Below this line are records; write out exactly the lines from the one containing "Convert this chart to D3.js code." through the one containing "const cap50 = [1.00, 1.05, 1.00, 0.81, 0.60];", with the pictures left out.

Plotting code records
::::::::::
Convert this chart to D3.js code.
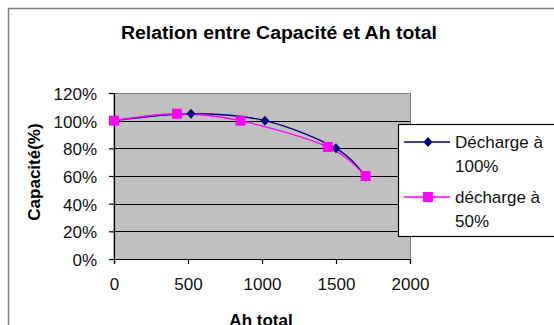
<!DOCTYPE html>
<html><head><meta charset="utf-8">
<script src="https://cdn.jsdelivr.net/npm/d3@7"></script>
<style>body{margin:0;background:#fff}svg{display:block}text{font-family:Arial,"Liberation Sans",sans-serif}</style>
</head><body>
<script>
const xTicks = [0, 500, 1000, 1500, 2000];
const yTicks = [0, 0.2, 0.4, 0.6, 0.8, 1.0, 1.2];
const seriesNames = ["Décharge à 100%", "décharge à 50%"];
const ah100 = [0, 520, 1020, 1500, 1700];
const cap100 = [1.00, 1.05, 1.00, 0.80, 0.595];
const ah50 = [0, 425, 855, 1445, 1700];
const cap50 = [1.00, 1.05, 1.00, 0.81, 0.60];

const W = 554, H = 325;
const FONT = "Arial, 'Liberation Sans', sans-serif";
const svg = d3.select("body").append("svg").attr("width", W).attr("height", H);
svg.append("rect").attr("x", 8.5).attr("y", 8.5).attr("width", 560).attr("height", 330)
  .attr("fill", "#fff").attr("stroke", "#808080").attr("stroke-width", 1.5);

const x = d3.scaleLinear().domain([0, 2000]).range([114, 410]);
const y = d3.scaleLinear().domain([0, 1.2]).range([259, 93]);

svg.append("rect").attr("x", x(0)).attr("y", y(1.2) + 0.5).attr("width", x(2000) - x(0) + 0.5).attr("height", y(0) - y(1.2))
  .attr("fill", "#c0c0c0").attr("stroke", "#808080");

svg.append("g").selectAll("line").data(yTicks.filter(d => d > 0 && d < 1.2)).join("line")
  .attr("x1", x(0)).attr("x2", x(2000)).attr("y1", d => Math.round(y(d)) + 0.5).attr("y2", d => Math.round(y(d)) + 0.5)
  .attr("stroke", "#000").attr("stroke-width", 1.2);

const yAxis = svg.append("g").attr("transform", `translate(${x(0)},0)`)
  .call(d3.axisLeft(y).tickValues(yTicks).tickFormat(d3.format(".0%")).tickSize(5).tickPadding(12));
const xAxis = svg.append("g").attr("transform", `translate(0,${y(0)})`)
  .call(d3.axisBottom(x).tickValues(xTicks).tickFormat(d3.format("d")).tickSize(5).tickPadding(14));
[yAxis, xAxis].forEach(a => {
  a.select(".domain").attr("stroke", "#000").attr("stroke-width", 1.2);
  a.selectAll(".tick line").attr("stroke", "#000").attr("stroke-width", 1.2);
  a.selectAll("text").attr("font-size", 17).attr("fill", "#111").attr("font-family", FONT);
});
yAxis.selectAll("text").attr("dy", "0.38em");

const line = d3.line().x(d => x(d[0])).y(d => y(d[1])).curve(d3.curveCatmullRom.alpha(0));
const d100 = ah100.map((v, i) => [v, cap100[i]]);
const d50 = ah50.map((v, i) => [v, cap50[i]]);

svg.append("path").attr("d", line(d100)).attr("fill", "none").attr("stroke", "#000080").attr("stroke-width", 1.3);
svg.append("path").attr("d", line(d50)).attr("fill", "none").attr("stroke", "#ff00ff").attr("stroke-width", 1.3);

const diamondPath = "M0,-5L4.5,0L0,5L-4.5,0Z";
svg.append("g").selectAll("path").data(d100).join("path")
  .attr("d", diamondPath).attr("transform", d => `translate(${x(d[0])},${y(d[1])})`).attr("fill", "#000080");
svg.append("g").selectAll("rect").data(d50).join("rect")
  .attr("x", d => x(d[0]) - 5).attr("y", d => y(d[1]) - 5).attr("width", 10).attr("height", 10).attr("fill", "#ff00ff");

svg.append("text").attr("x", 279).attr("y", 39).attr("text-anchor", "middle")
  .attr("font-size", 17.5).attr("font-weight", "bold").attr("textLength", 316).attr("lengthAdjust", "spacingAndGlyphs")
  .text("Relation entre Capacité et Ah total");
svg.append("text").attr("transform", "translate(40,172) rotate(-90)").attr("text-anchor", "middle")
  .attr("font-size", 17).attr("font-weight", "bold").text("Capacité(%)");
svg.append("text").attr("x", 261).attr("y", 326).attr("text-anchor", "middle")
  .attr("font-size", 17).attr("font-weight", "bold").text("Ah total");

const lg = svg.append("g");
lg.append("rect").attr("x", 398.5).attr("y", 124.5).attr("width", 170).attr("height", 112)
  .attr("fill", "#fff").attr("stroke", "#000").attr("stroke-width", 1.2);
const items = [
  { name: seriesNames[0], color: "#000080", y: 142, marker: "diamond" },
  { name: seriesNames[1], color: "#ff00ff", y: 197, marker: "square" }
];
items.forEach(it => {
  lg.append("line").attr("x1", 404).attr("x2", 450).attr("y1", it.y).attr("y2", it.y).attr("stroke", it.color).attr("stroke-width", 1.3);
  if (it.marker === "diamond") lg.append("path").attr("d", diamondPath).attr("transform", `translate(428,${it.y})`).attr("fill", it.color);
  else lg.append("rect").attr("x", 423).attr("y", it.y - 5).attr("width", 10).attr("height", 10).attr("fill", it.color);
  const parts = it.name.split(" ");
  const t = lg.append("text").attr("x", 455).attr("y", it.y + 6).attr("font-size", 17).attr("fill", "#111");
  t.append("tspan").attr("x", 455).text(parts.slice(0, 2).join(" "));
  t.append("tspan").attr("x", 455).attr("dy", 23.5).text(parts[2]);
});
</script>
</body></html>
::::::::::
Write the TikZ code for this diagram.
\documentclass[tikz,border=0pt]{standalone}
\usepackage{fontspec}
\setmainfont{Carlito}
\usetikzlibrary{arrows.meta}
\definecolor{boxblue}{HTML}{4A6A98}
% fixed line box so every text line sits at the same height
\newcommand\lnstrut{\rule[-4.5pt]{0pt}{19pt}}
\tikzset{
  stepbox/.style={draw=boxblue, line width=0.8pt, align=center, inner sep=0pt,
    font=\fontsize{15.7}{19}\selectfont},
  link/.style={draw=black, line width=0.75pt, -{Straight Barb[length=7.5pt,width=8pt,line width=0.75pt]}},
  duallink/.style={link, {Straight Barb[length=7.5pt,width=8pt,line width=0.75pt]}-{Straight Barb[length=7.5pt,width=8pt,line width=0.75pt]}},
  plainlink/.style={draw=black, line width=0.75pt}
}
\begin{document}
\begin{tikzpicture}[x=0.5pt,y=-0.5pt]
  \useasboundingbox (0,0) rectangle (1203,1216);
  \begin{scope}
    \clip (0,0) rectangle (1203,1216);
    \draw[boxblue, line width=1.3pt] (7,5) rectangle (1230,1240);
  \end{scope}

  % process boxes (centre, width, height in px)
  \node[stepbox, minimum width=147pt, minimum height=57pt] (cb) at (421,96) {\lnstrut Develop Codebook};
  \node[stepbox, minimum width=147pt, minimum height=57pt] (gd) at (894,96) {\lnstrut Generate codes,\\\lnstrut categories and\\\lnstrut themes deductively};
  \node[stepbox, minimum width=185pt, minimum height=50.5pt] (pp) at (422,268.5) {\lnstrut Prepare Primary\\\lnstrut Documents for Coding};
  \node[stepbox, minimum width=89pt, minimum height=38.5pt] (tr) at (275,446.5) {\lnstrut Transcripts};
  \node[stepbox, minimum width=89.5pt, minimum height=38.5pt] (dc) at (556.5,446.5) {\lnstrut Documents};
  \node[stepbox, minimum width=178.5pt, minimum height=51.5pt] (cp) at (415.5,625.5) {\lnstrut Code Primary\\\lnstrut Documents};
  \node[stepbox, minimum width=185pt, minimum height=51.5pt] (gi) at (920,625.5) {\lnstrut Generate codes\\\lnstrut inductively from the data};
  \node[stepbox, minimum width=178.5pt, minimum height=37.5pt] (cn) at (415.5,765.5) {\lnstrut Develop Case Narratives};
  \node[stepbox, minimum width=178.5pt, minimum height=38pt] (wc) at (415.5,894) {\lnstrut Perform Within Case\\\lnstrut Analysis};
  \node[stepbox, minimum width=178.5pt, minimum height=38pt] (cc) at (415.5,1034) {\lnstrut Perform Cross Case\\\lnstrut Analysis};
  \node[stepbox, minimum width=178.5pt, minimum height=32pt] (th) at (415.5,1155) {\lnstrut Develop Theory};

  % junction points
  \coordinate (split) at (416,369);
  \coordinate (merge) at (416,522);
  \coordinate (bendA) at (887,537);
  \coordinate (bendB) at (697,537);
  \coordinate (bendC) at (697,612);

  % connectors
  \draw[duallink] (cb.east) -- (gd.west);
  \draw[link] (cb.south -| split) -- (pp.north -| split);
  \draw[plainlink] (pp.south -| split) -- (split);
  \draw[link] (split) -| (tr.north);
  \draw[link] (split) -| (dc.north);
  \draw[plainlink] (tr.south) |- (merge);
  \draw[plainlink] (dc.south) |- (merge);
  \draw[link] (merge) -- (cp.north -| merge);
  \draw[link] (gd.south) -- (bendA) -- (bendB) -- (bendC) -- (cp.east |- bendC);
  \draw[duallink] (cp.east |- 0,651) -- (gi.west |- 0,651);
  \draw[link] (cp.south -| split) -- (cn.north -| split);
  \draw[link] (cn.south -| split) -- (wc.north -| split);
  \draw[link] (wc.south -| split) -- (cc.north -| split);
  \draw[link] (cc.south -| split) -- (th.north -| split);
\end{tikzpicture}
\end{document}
::::::::::
WRITTEN RESPONSE>
Convert this chart to D3.js code.
<!DOCTYPE html>
<html><head><meta charset="utf-8">
<script src="https://cdn.jsdelivr.net/npm/d3@7"></script>
<style>body{margin:0;background:#fff}svg{display:block}text{font-family:Arial,"Liberation Sans",sans-serif}</style>
</head><body>
<script>
const xTicks = [0, 500, 1000, 1500, 2000];
const yTicks = [0, 0.2, 0.4, 0.6, 0.8, 1.0, 1.2];
const seriesNames = ["Décharge à 100%", "décharge à 50%"];
const ah100 = [0, 520, 1020, 1500, 1700];
const cap100 = [1.00, 1.05, 1.00, 0.80, 0.595];
const ah50 = [0, 425, 855, 1445, 1700];
const cap50 = [1.00, 1.05, 1.00, 0.81, 0.60];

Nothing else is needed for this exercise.